The WHO said a system needed to be set up to get priority cases out of the besieged Palestinian territory.

Twenty-five out of 36 hospitals in the Gaza Strip are not functioning and the remainder are struggling to provide services. “This is clearly not enough to support the endless needs arising due to the hostilities,” said Richard Peeperkorn, the WHO representative in the occupied Palestinian territories.

Addressing a press briefing in Geneva, he called for daily sustained, orderly, unimpeded and safe medical evacuations of critically injured and sick patients into neighbouring Egypt.
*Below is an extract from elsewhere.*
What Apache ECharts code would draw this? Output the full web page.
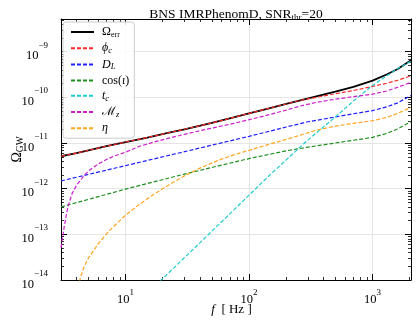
<!DOCTYPE html>
<html>
<head>
<meta charset="utf-8">
<script src="https://cdn.jsdelivr.net/npm/echarts@6/dist/echarts.min.js"></script>
<style>
html, body { margin: 0; padding: 0; background: #fff; }
#chart { width: 416px; height: 326px; }
</style>
</head>
<body>
<div id="chart"></div>
<script>
// values: [f (Hz), Omega_GW]
const omegaErr = [[3, 5.13e-12], [4, 6.03e-12], [5, 6.92e-12], [7, 8.51e-12], [10, 1.05e-11], [15, 1.32e-11], [22, 1.66e-11], [30, 2.0e-11], [50, 2.75e-11], [75, 3.63e-11], [100, 4.47e-11], [140, 5.62e-11], [200, 7.16e-11], [260, 8.61e-11], [350, 1.05e-10], [500, 1.33e-10], [700, 1.70e-10], [1000, 2.32e-10], [1300, 3.16e-10], [1600, 4.17e-10], [2048, 6.46e-10]];
const phiC = [[3, 5.13e-12], [4, 6.03e-12], [5, 6.92e-12], [7, 8.51e-12], [10, 1.05e-11], [15, 1.32e-11], [22, 1.66e-11], [30, 2.0e-11], [50, 2.75e-11], [75, 3.63e-11], [100, 4.47e-11], [140, 5.62e-11], [200, 7.16e-11], [260, 8.61e-11], [350, 1.0e-10], [500, 1.20e-10], [700, 1.41e-10], [1000, 1.74e-10], [1300, 2.04e-10], [1600, 2.37e-10], [2048, 2.95e-10]];
const dL = [[3, 1.48e-12], [10, 3.20e-12], [30, 6.46e-12], [100, 1.40e-11], [200, 2.24e-11], [300, 2.92e-11], [500, 3.72e-11], [700, 4.37e-11], [1000, 5.13e-11], [1300, 6.17e-11], [1600, 7.59e-11], [2048, 1.10e-10]];
const cosIota = [[3, 3.98e-13], [10, 9.77e-13], [30, 2.09e-12], [100, 4.57e-12], [200, 6.76e-12], [300, 8.13e-12], [500, 1.0e-11], [700, 1.15e-11], [1000, 1.33e-11], [1300, 1.62e-11], [1600, 2.04e-11], [2048, 2.95e-11]];
const tC = [[15, 5.01e-15], [20, 1.07e-14], [30, 3.09e-14], [50, 1.17e-13], [75, 3.39e-13], [100, 7.24e-13], [150, 2.09e-12], [200, 4.27e-12], [300, 1.17e-11], [500, 3.72e-11], [700, 8.32e-11], [1000, 1.82e-10], [1300, 2.95e-10], [1600, 4.27e-10], [2048, 6.17e-10]];
const mZ = [[3, 5.13e-14], [3.1, 9.12e-14], [3.2, 1.58e-13], [3.35, 3.16e-13], [3.5, 5.01e-13], [3.7, 7.94e-13], [4, 1.17e-12], [4.5, 1.78e-12], [5, 2.45e-12], [6, 3.47e-12], [7, 4.37e-12], [8, 5.13e-12], [10, 6.31e-12], [13, 8.51e-12], [17, 1.05e-11], [22, 1.26e-11], [30, 1.55e-11], [40, 1.86e-11], [55, 2.24e-11], [75, 2.69e-11], [100, 3.24e-11], [140, 4.07e-11], [200, 5.25e-11], [260, 6.46e-11], [350, 7.76e-11], [500, 9.12e-11], [700, 1.035e-10], [1000, 1.175e-10], [1300, 1.38e-10], [1600, 1.66e-10], [2048, 2.14e-10]];
const eta = [[4.1, 5.01e-15], [4.3, 1.12e-14], [4.6, 1.91e-14], [5, 3.02e-14], [6, 6.17e-14], [7, 1.02e-13], [8, 1.48e-13], [10, 2.63e-13], [13, 4.57e-13], [17, 7.59e-13], [22, 1.17e-12], [30, 1.91e-12], [40, 2.82e-12], [55, 4.07e-12], [75, 5.50e-12], [100, 6.92e-12], [140, 9.12e-12], [200, 1.20e-11], [260, 1.48e-11], [350, 1.91e-11], [500, 2.34e-11], [700, 2.69e-11], [1000, 3.09e-11], [1300, 3.63e-11], [1600, 4.47e-11], [2048, 6.03e-11]];

const seriesNames = ['Omega_err', 'phi_c', 'D_L', 'cos_iota', 't_c', 'M_z', 'eta'];
const seriesData = [omegaErr, phiC, dL, cosIota, tC, mZ, eta];
const legendLabels = ['{r|Ω}{s|err}', '{i|ϕ}{si|c}', '{i|D}{si|L}', '{r|cos(}{i|ι}{r|)}', '{i|t}{si|c}', '{r|ℳ}{si|z}', '{i|η}'];
const colors = ['#000000', '#ff2a2a', '#1f1fff', '#1f8f1f', '#1fcccc', '#cc1fcc', '#ffa51f'];

const xRange = [3, 2048];
const yRange = [1e-14, 5.2e-9];

const SERIF = 'Liberation Serif';

const legendRich = {
  r: { fontFamily: SERIF, fontSize: 12, lineHeight: 14, color: '#000' },
  i: { fontFamily: SERIF, fontSize: 12, lineHeight: 14, fontStyle: 'italic', color: '#000' },
  s: { fontFamily: SERIF, fontSize: 8, lineHeight: 8, verticalAlign: 'bottom', color: '#000' },
  si: { fontFamily: SERIF, fontSize: 8.5, lineHeight: 8, verticalAlign: 'bottom', fontStyle: 'italic', color: '#000' }
};

// 10^n tick labels, other ticks (the axis ends) stay blank
function powLabel(v) {
  const e = Math.round(Math.log10(v));
  if (Math.abs(v / Math.pow(10, e) - 1) > 1e-6) return '';
  return '{b|10}{e|' + (e < 0 ? '−' : '') + Math.abs(e) + '}{h| }';
}

const powRich = (h) => ({
  b: { fontFamily: SERIF, fontSize: 12.5, lineHeight: 12, verticalAlign: 'bottom', color: '#000' },
  e: { fontFamily: SERIF, fontSize: 9, lineHeight: 9, verticalAlign: 'top', color: '#000' },
  h: { fontSize: 1, lineHeight: h, width: 0 }
});

const myChart = echarts.init(document.getElementById('chart'), null, { width: 416, height: 326 });

const frameAxis = {
  type: 'log',
  logBase: 10,
  axisLine: { show: true, lineStyle: { color: '#000', width: 1 } },
  axisTick: { show: true, inside: true, length: 6, lineStyle: { color: '#000', width: 1 } },
  minorTick: { show: true, splitNumber: 9, length: 3, lineStyle: { color: '#000', width: 0.8 } },
  splitLine: { show: false },
  minorSplitLine: { show: false }
};

const option = {
  animation: false,
  backgroundColor: '#fff',
  title: {
    text: '{r|BNS IMRPhenomD, SNR}{s|thr}{r|=20}',
    left: 231,
    top: 1,
    textAlign: 'center',
    textStyle: {
      fontWeight: 'normal',
      rich: {
        r: { fontFamily: SERIF, fontSize: 13.5, fontWeight: 'normal', lineHeight: 16, color: '#000' },
        s: { fontFamily: SERIF, fontSize: 9, fontWeight: 'normal', lineHeight: 9, verticalAlign: 'bottom', color: '#000' }
      }
    }
  },
  grid: { left: 61, right: 5, top: 19, bottom: 46, containLabel: false, outerBoundsMode: 'none' },
  legend: {
    orient: 'vertical',
    left: 63,
    top: 22,
    padding: [4, 5, 4, 7],
    itemWidth: 23,
    itemHeight: 14,
    itemGap: 3.2,
    backgroundColor: 'rgba(255,255,255,0.85)',
    borderColor: '#cccccc',
    borderWidth: 1,
    borderRadius: 3,
    itemStyle: { opacity: 0, color: 'transparent', borderWidth: 0 },
    data: seriesNames,
    formatter: name => legendLabels[seriesNames.indexOf(name)],
    textStyle: { rich: legendRich, padding: [0, 0, 0, 3] }
  },
  xAxis: [
    Object.assign({}, frameAxis, {
      min: xRange[0], max: xRange[1],
      name: '{i|f}{r|  [ Hz ]}',
      nameLocation: 'middle',
      nameGap: 23,
      nameMoveOverlap: false,
      nameTextStyle: {
        rich: {
          i: { fontFamily: SERIF, fontSize: 13, fontStyle: 'italic', color: '#000' },
          r: { fontFamily: SERIF, fontSize: 13, color: '#000', padding: [0, 9, 0, 0] }
        }
      },
      splitLine: { show: true, lineStyle: { color: '#e5e5e5', width: 1 } },
      axisLabel: {
        margin: 8,
        verticalAlign: 'top',
        formatter: powLabel,
        rich: powRich(18)
      }
    }),
    Object.assign({}, frameAxis, {
      position: 'top',
      min: xRange[0], max: xRange[1],
      axisLabel: { show: false }
    })
  ],
  yAxis: [
    Object.assign({}, frameAxis, {
      min: yRange[0], max: yRange[1],
      name: '{o|Ω}{s|GW}',
      nameLocation: 'middle',
      nameRotate: 90,
      nameGap: 36,
      nameMoveOverlap: false,
      nameTextStyle: {
        rich: {
          o: { fontFamily: SERIF, fontSize: 14, lineHeight: 16, color: '#000' },
          s: { fontFamily: SERIF, fontSize: 9.5, lineHeight: 9, verticalAlign: 'bottom', color: '#000' }
        }
      },
      splitLine: { show: true, lineStyle: { color: '#e5e5e5', width: 1 } },
      axisLabel: {
        margin: 13,
        align: 'right',
        verticalAlign: 'middle',
        formatter: powLabel,
        rich: powRich(22)
      }
    }),
    Object.assign({}, frameAxis, {
      position: 'right',
      min: yRange[0], max: yRange[1],
      axisLabel: { show: false }
    })
  ],
  series: seriesNames.map((name, k) => ({
    name: name,
    type: 'line',
    xAxisIndex: 0,
    yAxisIndex: 0,
    data: seriesData[k],
    showSymbol: false,
    symbol: 'none',
    clip: true,
    color: colors[k],
    lineStyle: {
      color: colors[k],
      width: k === 0 ? 1.8 : 1.2,
      type: k === 0 ? 'solid' : [4, 2]
    },
    z: 2 + k
  }))
};

myChart.setOption(option);
</script>
</body>
</html>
Speaking via a video link from Jerusalem, Mr Peeperkorn said 50 to 60 patients a day ought to be transferred into Egypt, “where they will get — and they deserve — the right treatment and care”.
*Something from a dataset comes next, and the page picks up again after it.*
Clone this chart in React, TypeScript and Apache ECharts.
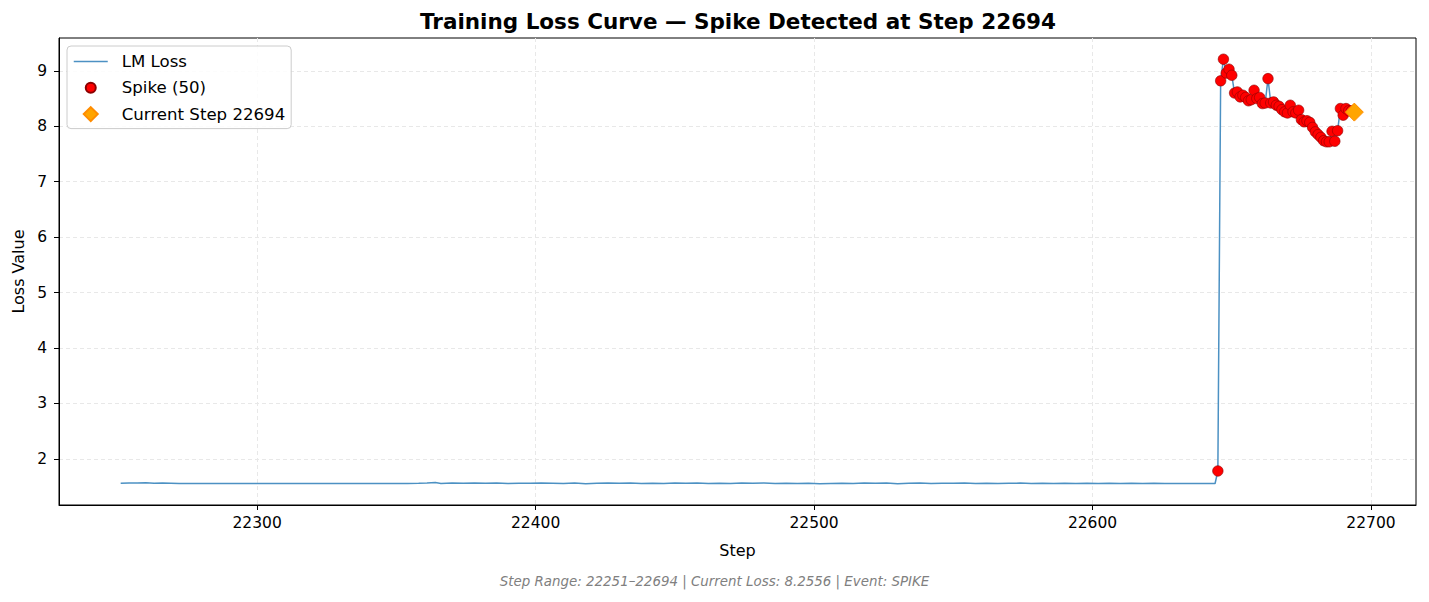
import { useEffect, useRef } from 'react';
import * as echarts from 'echarts';

// Flat part of the loss curve before the spike, [step, loss]
const baseLoss: [number, number][] = [
    [22251, 1.560], [22254, 1.565], [22257, 1.562], [22260, 1.566], [22263, 1.558],
    [22266, 1.563], [22269, 1.560], [22272, 1.553], [22300, 1.553], [22330, 1.553],
    [22354, 1.553], [22358, 1.558], [22361, 1.562], [22364, 1.570], [22366, 1.556],
    [22370, 1.562], [22374, 1.558], [22378, 1.563], [22382, 1.557], [22386, 1.561],
    [22390, 1.555], [22394, 1.560], [22398, 1.557], [22402, 1.562], [22406, 1.560],
    [22410, 1.556], [22414, 1.562], [22418, 1.550], [22422, 1.560], [22426, 1.562],
    [22430, 1.557], [22434, 1.561], [22438, 1.555], [22442, 1.559], [22446, 1.556],
    [22450, 1.561], [22454, 1.557], [22458, 1.563], [22462, 1.555], [22466, 1.560],
    [22470, 1.552], [22474, 1.561], [22478, 1.557], [22482, 1.562], [22486, 1.556],
    [22490, 1.559], [22494, 1.554], [22498, 1.557], [22502, 1.549], [22506, 1.556],
    [22510, 1.560], [22514, 1.555], [22518, 1.561], [22522, 1.557], [22526, 1.562],
    [22530, 1.551], [22534, 1.558], [22538, 1.562], [22542, 1.556], [22546, 1.560],
    [22550, 1.557], [22554, 1.561], [22558, 1.554], [22562, 1.559], [22566, 1.552],
    [22570, 1.558], [22574, 1.561], [22578, 1.556], [22582, 1.560], [22586, 1.555],
    [22590, 1.559], [22594, 1.556], [22598, 1.560], [22602, 1.554], [22606, 1.558],
    [22610, 1.555], [22614, 1.559], [22618, 1.555], [22622, 1.558], [22626, 1.554],
    [22630, 1.556], [22634, 1.555], [22638, 1.556], [22642, 1.554], [22644, 1.554]
];

// Spike region: steps 22645..22694, one value per step
const spikeSteps = [
    22645, 22646, 22647, 22648, 22649, 22650, 22651, 22652, 22653, 22654,
    22655, 22656, 22657, 22658, 22659, 22660, 22661, 22662, 22663, 22664,
    22665, 22666, 22667, 22668, 22669, 22670, 22671, 22672, 22673, 22674,
    22675, 22676, 22677, 22678, 22679, 22680, 22681, 22682, 22683, 22684,
    22685, 22686, 22687, 22688, 22689, 22690, 22691, 22692, 22693, 22694
];
const spikeValues = [
    1.78, 8.82, 9.21, 8.96, 9.03, 8.92, 8.60, 8.62, 8.53, 8.56,
    8.52, 8.46, 8.48, 8.65, 8.50, 8.52, 8.41, 8.42, 8.86, 8.42,
    8.44, 8.38, 8.36, 8.30, 8.26, 8.24, 8.38, 8.26, 8.24, 8.29,
    8.12, 8.08, 8.10, 8.07, 7.98, 7.90, 7.85, 7.80, 7.74, 7.72,
    7.72, 7.91, 7.73, 7.92, 8.32, 8.20, 8.32, 8.28, 8.28, 8.2556
];

const currentStep = 22694;
const currentLoss = 8.2556;
const eventName = 'SPIKE';

const FONT = 'DejaVu Sans';
const LINE_COLOR = '#4c91c3';

// legend icons: small padded circle, diamond
const DOT_ICON = 'path://M-7,-7M7,7M-5,0A5,5,0,1,0,5,0A5,5,0,1,0,-5,0Z';
const DIAMOND_ICON = 'path://M0,-1L1,0L0,1L-1,0Z';

export default function App() {
    const chartRef = useRef<HTMLDivElement>(null);

    useEffect(() => {
        if (!chartRef.current) return;
        const chart = echarts.init(chartRef.current, undefined, { renderer: 'svg' });

        const spikePoints = spikeSteps.map((s, i) => [s, spikeValues[i]]);
        const linePoints = [...baseLoss, ...spikePoints];

        // matplotlib-style 5% margins around the data
        const xs = linePoints.map(p => p[0]);
        const ys = linePoints.map(p => p[1]);
        const xMin = Math.min(...xs), xMax = Math.max(...xs);
        const yMin = Math.min(...ys), yMax = Math.max(...ys);
        const xPad = (xMax - xMin) * 0.05;
        const yPad = (yMax - yMin) * 0.05;

        const lossName = 'LM Loss';
        const spikeName = `Spike (${spikeSteps.length})`;
        const currentName = `Current Step ${currentStep}`;

        const gridLine = { show: true, showMinLine: false, showMaxLine: false, lineStyle: { type: [4, 3], color: '#e8e8e8', width: 1 } };

        const option: echarts.EChartsOption = {
            animation: false,
            backgroundColor: '#fff',
            textStyle: { fontFamily: FONT },
            title: {
                text: `Training Loss Curve — Spike Detected at Step ${currentStep}`,
                left: 733,
                textAlign: 'center',
                top: 5,
                textStyle: { fontFamily: FONT, fontSize: 21.5, fontWeight: 'bold', color: '#000' }
            },
            legend: {
                orient: 'vertical',
                left: 67,
                top: 46,
                padding: [7, 6, 6, 6],
                itemWidth: 34,
                itemHeight: 14,
                itemGap: 9.3,
                backgroundColor: 'rgba(255,255,255,0.85)',
                borderColor: '#cccccc',
                borderWidth: 1,
                borderRadius: 4,
                textStyle: { fontFamily: FONT, fontSize: 16.6, color: '#000', padding: [0, 0, 0, 9] },
                data: [
                    {
                        name: lossName,
                        itemStyle: { color: 'rgba(0,0,0,0)', borderWidth: 0 },
                        lineStyle: { color: LINE_COLOR, width: 1.5 }
                    },
                    { name: spikeName, icon: DOT_ICON },
                    { name: currentName, icon: DIAMOND_ICON }
                ]
            },
            grid: { left: 59, right: 13, top: 38, bottom: 97, show: true, borderColor: '#000', borderWidth: 1 },
            xAxis: {
                type: 'value',
                min: xMin - xPad,
                max: xMax + xPad,
                name: 'Step',
                nameLocation: 'middle',
                nameGap: 37,
                nameTextStyle: { fontFamily: FONT, fontSize: 16, color: '#000' },
                axisLine: { show: true, lineStyle: { color: '#000', width: 1 } },
                axisTick: { show: true, inside: false, length: 5, lineStyle: { color: '#000' } },
                axisLabel: {
                    margin: 10,
                    fontFamily: FONT,
                    fontSize: 15.5,
                    color: '#000',
                    showMinLabel: false,
                    showMaxLabel: false,
                    formatter: (v: number) => (v % 100 === 0 ? String(v) : '')
                },
                splitLine: gridLine
            },
            yAxis: {
                type: 'value',
                min: yMin - yPad,
                max: yMax + yPad,
                splitNumber: 8,
                name: 'Loss Value',
                nameLocation: 'middle',
                nameGap: 31,
                nameTextStyle: { fontFamily: FONT, fontSize: 16, color: '#000' },
                axisLine: { show: true, lineStyle: { color: '#000', width: 1 } },
                axisTick: { show: true, inside: false, length: 5, lineStyle: { color: '#000' } },
                axisLabel: {
                    margin: 12,
                    fontFamily: FONT,
                    fontSize: 15.5,
                    color: '#000',
                    showMinLabel: false,
                    showMaxLabel: false,
                    formatter: (v: number) => (Number.isInteger(v) ? String(v) : '')
                },
                splitLine: gridLine
            },
            series: [
                {
                    name: lossName,
                    type: 'line',
                    data: linePoints,
                    showSymbol: false,
                    symbol: 'none',
                    lineStyle: { color: LINE_COLOR, width: 1.5 },
                    itemStyle: { color: LINE_COLOR },
                    z: 2
                },
                {
                    name: spikeName,
                    type: 'scatter',
                    data: spikePoints,
                    symbol: 'circle',
                    symbolSize: 10.5,
                    itemStyle: { color: '#ff0000', borderColor: '#8b0000', borderWidth: 0.6, opacity: 1 },
                    z: 3
                },
                {
                    name: currentName,
                    type: 'scatter',
                    data: [[currentStep, currentLoss]],
                    symbol: 'diamond',
                    symbolSize: 18,
                    itemStyle: { color: '#ffa500', borderColor: '#ff8c00', borderWidth: 1, opacity: 1 },
                    z: 4
                }
            ],
            graphic: [
                {
                    type: 'text',
                    left: 'center',
                    top: 575,
                    style: {
                        text: `Step Range: ${baseLoss[0][0]}–${currentStep} | Current Loss: ${currentLoss.toFixed(4)} | Event: ${eventName}`,
                        fontFamily: FONT,
                        fontSize: 13.4,
                        fontStyle: 'italic',
                        fill: '#808080'
                    }
                }
            ]
        };

        chart.setOption(option);
        return () => {
            chart.dispose();
        };
    }, []);

    return (
        <div
            ref={chartRef}
            style={{ position: 'fixed', left: 0, top: 0, width: 1429, height: 602 }}
        />
    );
}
Moving priority patients to Egypt “will also relieve part of the overwhelmed current health sector so that we can address the other needs in a better way”, he said.
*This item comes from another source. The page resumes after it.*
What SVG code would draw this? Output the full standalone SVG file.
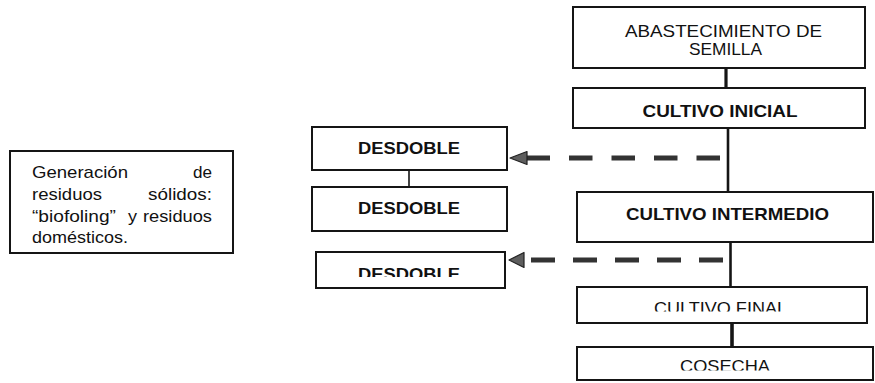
<svg xmlns="http://www.w3.org/2000/svg" width="875" height="383" viewBox="0 0 875 383">
<style>
.box{fill:#fff;stroke:#151515;stroke-width:2}
.t{font-family:"Liberation Sans",Arial,sans-serif;font-size:17px;fill:#111}
.b{font-weight:bold}
.solid{stroke:#151515;fill:none}
.dash{stroke:#333;stroke-width:5;fill:none}
.head{fill:#5e5e5e;stroke:#222;stroke-width:1.2;stroke-linejoin:round}
</style>
<defs>
<clipPath id="cFinal"><rect x="570" y="280" width="305" height="31.5"/></clipPath>
<clipPath id="cCosecha"><rect x="570" y="340" width="305" height="30.5"/></clipPath>
<clipPath id="cDes3"><rect x="310" y="245" width="200" height="32"/></clipPath>
</defs>
<rect width="875" height="383" fill="#fff"/>

<g id="connectors">
<line class="solid" x1="726" y1="68" x2="726" y2="88" stroke-width="3.2"/>
<line class="solid" x1="728" y1="128" x2="728" y2="192" stroke-width="2.6"/>
<line class="solid" x1="730.5" y1="242" x2="730.5" y2="287" stroke-width="2.6"/>
<line class="solid" x1="732" y1="323" x2="732" y2="347" stroke-width="3.6"/>
<line class="solid" x1="409" y1="170" x2="409" y2="187" stroke-width="1.6"/>
<line class="dash" x1="720" y1="158" x2="522" y2="158" stroke-dasharray="23.5 19"/>
<polygon class="head" points="510,158 527,151.5 527,164.5"/>
<line class="dash" x1="723" y1="260" x2="520" y2="260" stroke-dasharray="24 18"/>
<polygon class="head" points="509,260 524,252.5 524,267.5"/>
</g>

<g id="abastecimiento">
<rect class="box" x="573" y="7" width="292" height="61"/>
<text class="t" x="723.5" y="37" text-anchor="middle" textLength="197" lengthAdjust="spacingAndGlyphs">ABASTECIMIENTO DE</text>
<text class="t" x="725.5" y="55" text-anchor="middle" textLength="73" lengthAdjust="spacingAndGlyphs">SEMILLA</text>
</g>

<g id="cultivo-inicial">
<rect class="box" x="573" y="88" width="292" height="40"/>
<text class="t b" x="720" y="117" text-anchor="middle" textLength="155" lengthAdjust="spacingAndGlyphs">CULTIVO INICIAL</text>
</g>

<g id="cultivo-intermedio">
<rect class="box" x="577" y="192" width="296" height="50"/>
<text class="t b" x="727.5" y="220" text-anchor="middle" textLength="203" lengthAdjust="spacingAndGlyphs">CULTIVO INTERMEDIO</text>
</g>

<g id="cultivo-final">
<rect class="box" x="577" y="287" width="290" height="36"/>
<text class="t" x="720.5" y="314.2" text-anchor="middle" textLength="133" lengthAdjust="spacingAndGlyphs" clip-path="url(#cFinal)">CULTIVO FINAL</text>
</g>

<g id="cosecha">
<rect class="box" x="577" y="347" width="296" height="33"/>
<text class="t" x="725" y="372.4" text-anchor="middle" textLength="90" lengthAdjust="spacingAndGlyphs" clip-path="url(#cCosecha)">COSECHA</text>
</g>

<g id="desdoble-1">
<rect class="box" x="312" y="127" width="195" height="43"/>
<text class="t b" x="409" y="153.5" text-anchor="middle" textLength="102" lengthAdjust="spacingAndGlyphs">DESDOBLE</text>
</g>

<g id="desdoble-2">
<rect class="box" x="312" y="187" width="195" height="44"/>
<text class="t b" x="409" y="214" text-anchor="middle" textLength="102" lengthAdjust="spacingAndGlyphs">DESDOBLE</text>
</g>

<g id="desdoble-3">
<rect class="box" x="316" y="252" width="189" height="36"/>
<text class="t b" x="409" y="280.2" text-anchor="middle" textLength="102" lengthAdjust="spacingAndGlyphs" clip-path="url(#cDes3)">DESDOBLE</text>
</g>

<g id="residuos">
<rect class="box" x="10" y="151" width="223" height="102"/>
<text class="t" x="32" y="178" textLength="96" lengthAdjust="spacingAndGlyphs">Generación</text>
<text class="t" x="212" y="178" text-anchor="end" textLength="19" lengthAdjust="spacingAndGlyphs">de</text>
<text class="t" x="32" y="200" textLength="70" lengthAdjust="spacingAndGlyphs">residuos</text>
<text class="t" x="212" y="200" text-anchor="end" textLength="64" lengthAdjust="spacingAndGlyphs">sólidos:</text>
<text class="t" x="32" y="222" textLength="84" lengthAdjust="spacingAndGlyphs">“biofoling”</text>
<text class="t" x="128" y="222" textLength="9" lengthAdjust="spacingAndGlyphs">y</text>
<text class="t" x="212" y="222" text-anchor="end" textLength="69" lengthAdjust="spacingAndGlyphs">residuos</text>
<text class="t" x="32" y="243" textLength="96" lengthAdjust="spacingAndGlyphs">domésticos.</text>
</g>
</svg>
“We are, as WHO, extremely worried for the safety of patients, health and workers, not just at Al-Shifa but other hospitals as well,” he said. “Health facilities, health workers, ambulances and patients must be safeguarded.”

Mr Peeperkorn said that prior to the conflict, there were around 3,500 hospital beds across Gaza, and now there are an estimated 1,400. “Based on our plans, the needs at the moment would be 5,000 beds,” he said.

The UN agency for Palestinian refugees (UNRWA) earlier said its aid trucks were unable to enter Gaza from Egypt for a second straight day due to the lack of fuel and a near-total communications blackout.

UNRWA said it would be unable to “manage or coordinate humanitarian convoys” from Friday because of the telecommunications outage.

The last hospital fully functioning in the northern half of Gaza, Ahli Arab, just over three kilometres away from Al Shifa, was forced to close its surgery department after it ran out of anaesthetics.

British-Palestinian surgeon Ghassan Abu Sitta, who escaped on foot to the south, told Reuters he had decided to leave because he was now powerless to help patients.

“It has been a living nightmare — leaving 500 wounded knowing that there’s nothing left for you to be able to do for them, it’s just the most heartbreaking thing I ever had to do,” Mr Abu Sitta said by phone.

In a post on X, he wrote: “No longer able to provide surgeries at Ahli Hosp. The hospital is now effectively a first aid station. Hundreds of wounded now at hospital with no access to surgery. They will die from their wounds.”

Israel under pressure

Israel has come under increasing pressure to back up its allegations that Hamas is using hospitals as command centres.

The United States has stood behind its ally, however, with President Joe Biden this week saying he had asked Israel to be “incredibly careful” in its military moves around Gaza hospitals.

More than half of Gaza’s hospitals are no longer functional due to combat, damage or shortages.